Palestinians attack new E Jerusalem settler homes

Palestinians attack new E Jerusalem settler homes

JERUSALEM - Palestinians hurled Molotov cocktails at an apartment building in a flashpoint east Jerusalem neighbourhood just hours after it was taken over by Jewish settlers, police said Tuesday.

No one was injured in the incident in the Silwan neighbourhood late on Monday, which saw a gang of Palestinians firing flares and throwing petrol bombs at the building, a police statement said.

No serious damage was caused and no arrests were made.

The building was one of two structures housing 10 apartments that were taken over by Jewish settlers before dawn on Monday, sparking fierce local opposition. Such takeovers have also been strongly condemned by the international community.

Silwan is a densely populated Palestinian neighbourhood that flanks the southern walls of Jerusalem's Old City and has been the scene of frequent clashes involving a small group of hardcore settlers, the Israeli police and young, stone-throwing locals.

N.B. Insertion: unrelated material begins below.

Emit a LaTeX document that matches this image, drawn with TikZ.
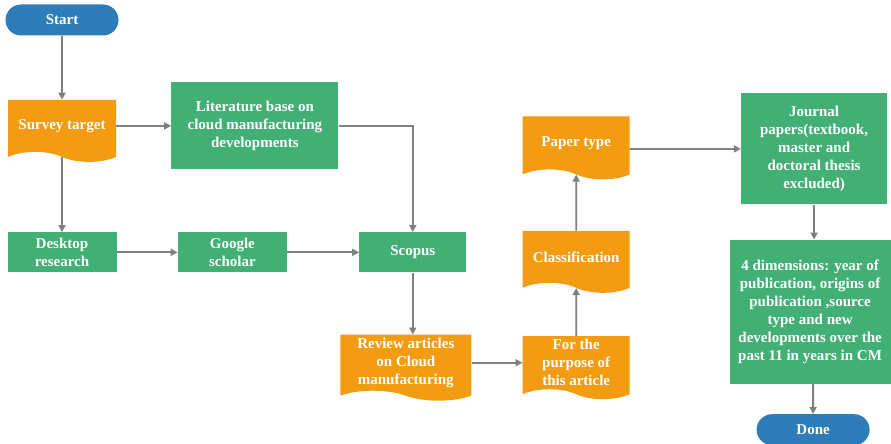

Clashes erupted three weeks ago when settlers moved into more than 25 apartments in the area that they had purchased.

Ateret Cohanim, an Israeli organisation aiming to increase the Jewish presence in east Jerusalem, said the acquisitions would double the number of Jews living in that part of Silwan, known in Hebrew as Kfar Shiloach.

The group claims that particular area was inhabited by Jews from Yemen in the late 19th century.

Israel seized Arab east Jerusalem during the 1967 Six Day War and later annexed it, in a move never recognised by the international community. Some 200,000 Israelis live there alongside some 300,000 Palestinians.

Israel regards the entire city as its "undivided capital" and does not see construction or the purchase of houses in the eastern sector as settlement activity.

While the Israeli government is behind major construction efforts in the area, it says it has no say over private real-estate deals in east Jerusalem.

Earlier this week, President Reuven Rivlin spoke out against such deals conducted between Arab sellers and extreme right-wing groups.

"Jerusalem cannot be a city in which building is done in secret or where moving into apartments is done in the dead of night," he said on Sunday.